7.  Intermediate lens:

It usually lies between the lower objective and the projector lens. Intermediate lens is typically a magnetic lens; by altering position of this lens and strength of its magnetic field observer can fine-tune the electron beam (controlling its convergence or divergence) which provides additional control over focus and magnification. This capability is valuable for obtaining detailed images at different scales. Aberrations, such as spherical and chromatic aberrations, can distort the image, and the intermediate lens also helps in correcting these distortions.

8.  Projector lens:

The projector lens works in conjunction with the objective and intermediate lenses to project a focused electron beam, ensuring the provision of a magnified, sharp, and well-defined image onto the viewing screen or camera. The projector lens contributes to collimating (paralleling) the electron beam, ensuring its focus either on the fluorescent screen (for direct viewing by the observer) or onto the CCD (charge coupled device) camera for recording purpose.

9.  Detectors:

TEM use different detectors to detect various signals for providing detailed information about the specimen.

Fluorescent Screen: The electrons when hit screen it fluoresces and emits visible light allowing researchers to directly view the specimen.

Photographic Film and CCD Camera:  Photographic film records the pattern of transmitted electrons, while a CCD camera converts the pattern into electronic signals and form the digital image formation.

Electron Energy Loss Spectrometer(EELS):

When electrons pass through the specimen, they lose energy and this energy loss is measured by spectrometer providing information about the specimen's composition.

Digital Image of Virus with internal structures and its proteins spikes

Advantages of TEM 

1. Cellular structures and associated pathologies: High resolution images of cellular and subcellular structures helps to understand the intricacies of cellular processes, organelle functions and structural changes associated with conditions such as cancer, neurodegenerative disorders, and infectious diseases.

2.  Drug Development in pharmaceutical research: Interactions between drugs and cellular components can be visualized to optimize drug formulations for effective treatments with minimal side effects.

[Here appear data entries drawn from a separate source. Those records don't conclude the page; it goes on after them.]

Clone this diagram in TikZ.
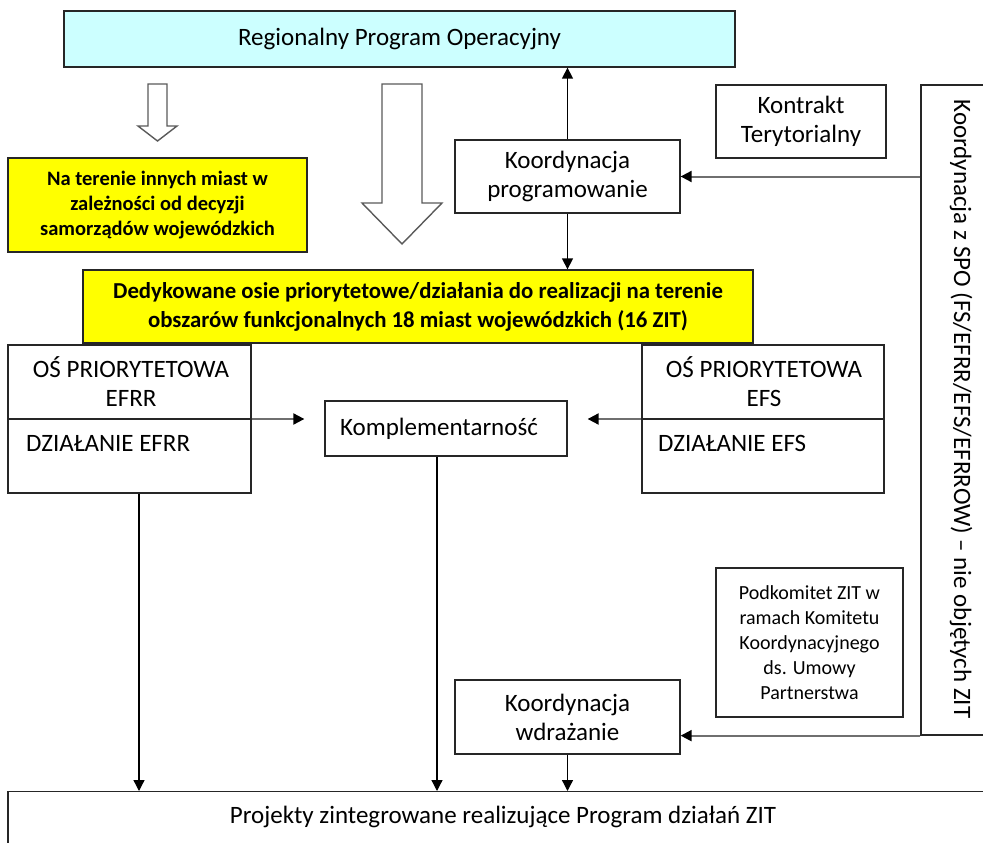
\documentclass[tikz,border=0pt]{standalone}
\usepackage{fontspec}
\setmainfont{Carlito}
\usetikzlibrary{arrows.meta,calc}
\newcommand\fmain{\fontsize{25}{29}\selectfont}
\newcommand\fbold{\fontsize{20.5}{25}\selectfont\bfseries}
\newcommand\fded{\fontsize{22.8}{29}\selectfont\bfseries}
\newcommand\fsmall{\fontsize{20}{25}\selectfont}
\newcommand\fvert{\fontsize{25}{29}\selectfont}
\definecolor{cyanfill}{HTML}{CCFFFF}
\definecolor{yellowfill}{HTML}{FFFF00}
\definecolor{linegray}{HTML}{6F6F6F}
\definecolor{outlinegray}{HTML}{5A5A5A}
\tikzset{
  box/.style={draw=black!85, line width=1.3pt, fill=white, align=center, inner sep=0pt, font=\fmain},
  ybox/.style={box, fill=yellowfill},
  plaintext/.style={inner sep=0pt, align=center, font=\fmain},
  arr/.style={draw=black, line width=1.3pt, -{Triangle[length=11pt,width=11pt]}},
  garr/.style={draw=linegray, line width=2pt, -{Triangle[length=11pt,width=11pt,color=black]}},
  hollow/.style={draw=outlinegray, line width=1.4pt, fill=white, line join=miter},
}
\begin{document}
\begin{tikzpicture}[x=1pt,y=-1pt]
\clip (0,0) rectangle (983,843);
\fill[white] (0,0) rectangle (983,843);

% top program box
\node[box, fill=cyanfill, minimum width=671pt, minimum height=56pt] (rpo) at (399.5,39) {Regionalny Program Operacyjny};

% hollow block arrows
\draw[hollow] (148,84) -- (167,84) -- (167,126) -- (177,126) -- (157.5,141) -- (138,126) -- (148,126) -- cycle;
\draw[hollow] (382,84) -- (422,84) -- (422,203) -- (442,203) -- (402,244) -- (362,203) -- (382,203) -- cycle;

% boxes
\node[box, minimum width=225pt, minimum height=73pt] (koordprog) at (567.5,176.5) {Koordynacja\\programowanie};
\node[box, minimum width=170pt, minimum height=73pt] (kontrakt) at (801,121.5) {Kontrakt\\Terytorialny};
\node[box, minimum width=72pt, minimum height=650pt] (spo) at (957,410) {};
\node[plaintext, font=\fvert, rotate=-90] (spotext) at (961,409) {Koordynacja z SPO (FS/EFRR/EFS/EFRROW) – nie objętych ZIT};

\node[ybox, font=\fbold, minimum width=299pt, minimum height=94pt] (yleft) at (157.5,205) {Na terenie innych miast w\\zależności od decyzji\\samorządów wojewódzkich};
\node[ybox, font=\fded, minimum width=670pt, minimum height=73pt] (ded) at (418,306.5) {Dedykowane osie priorytetowe/działania do realizacji na terenie\\obszarów funkcjonalnych 18 miast wojewódzkich (16 ZIT)};

\node[box, minimum width=243pt, minimum height=148pt] (efrr) at (129.5,419) {};
\draw[draw=black!85, line width=1.3pt] (efrr.west) -- (efrr.east);
\node[plaintext] (efrrtop) at ($(efrr.north)!0.5!(efrr.center)+(1.5,0)$) {OŚ PRIORYTETOWA\\EFRR};
\node[plaintext, anchor=west] (efrrbot) at (26,443.5) {DZIAŁANIE EFRR};

\node[box, minimum width=242pt, minimum height=148pt] (efs) at (763,419) {};
\draw[draw=black!85, line width=1.3pt] (efs.west) -- (efs.east);
\node[plaintext] (efstop) at ($(efs.north)!0.5!(efs.center)+(1,0)$) {OŚ PRIORYTETOWA\\EFS};
\node[plaintext, anchor=west] (efsbot) at (658,443.5) {DZIAŁANIE EFS};

\node[box, minimum width=242pt, minimum height=55pt] (kompl) at (446,428.5) {Komplementarność\hspace*{14pt}};

\node[box, font=\fsmall, minimum width=187pt, minimum height=149pt] (podkom) at (809.5,642.5) {Podkomitet ZIT w\\ramach Komitetu\\Koordynacyjnego\\ds. Umowy\\Partnerstwa};
\node[box, minimum width=225pt, minimum height=74pt] (koordwdr) at (567.5,717) {Koordynacja\\wdrażanie};

\node[box, anchor=north, minimum width=990pt, text height=25pt, text depth=50pt, inner ysep=7pt] (proj) at (503,791) {Projekty zintegrowane realizujące Program działań ZIT};
\draw[draw=black!85, line width=1.3pt] (8,791) -- (8,850);

% connectors
\draw[arr] (koordprog.north) -- (koordprog.north |- rpo.south);
\draw[arr] (koordprog.south) -- (koordprog.south |- ded.north);
\draw[garr] (spo.west |- koordprog.east) -- (koordprog.east);
\draw[garr] (spo.south west) -- (spo.south west -| koordwdr.east);
\draw[garr, shorten >=20pt] (efrr.east) -- (efrr.east -| kompl.west);
\draw[garr, shorten >=20pt] (efs.west) -- (efs.west -| kompl.east);
\draw[arr] ([xshift=9.5pt]efrr.south) coordinate (e1) -- (e1 |- proj.north);
\draw[arr] ([xshift=-9pt]kompl.south) coordinate (k1) -- (k1 |- proj.north);
\draw[arr] (koordwdr.south) -- (koordwdr.south |- proj.north);
\end{tikzpicture}
\end{document}
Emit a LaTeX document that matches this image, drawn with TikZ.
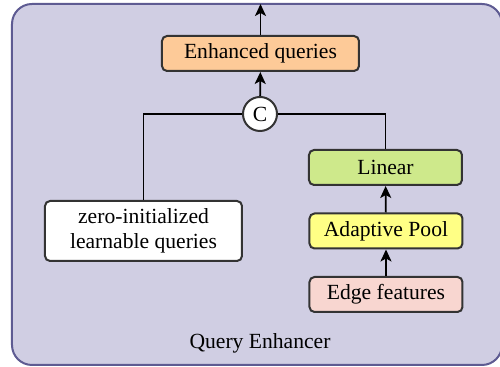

3.  Developing vaccines and antiviral drugs: TEM is instrumental in Viral Research and defining the infections by understanding the virus structure, arrangement of protein receptors/spikes at the surface and mechanism of its invasion & replication inside host cells.

4. Reason for advancements in various fields: TEM provides diverse knowledge and understandings in the field of immunology, microbiology and genetics which is being widely used in biomedical research in accurately diagnosing certain diseases and conditions.

5. Nano-Medicine research: This advanced microscopy is helping to visualize and characterize nanoparticles for developing targeted drug delivery systems, and other nano-scale interventions in medicine.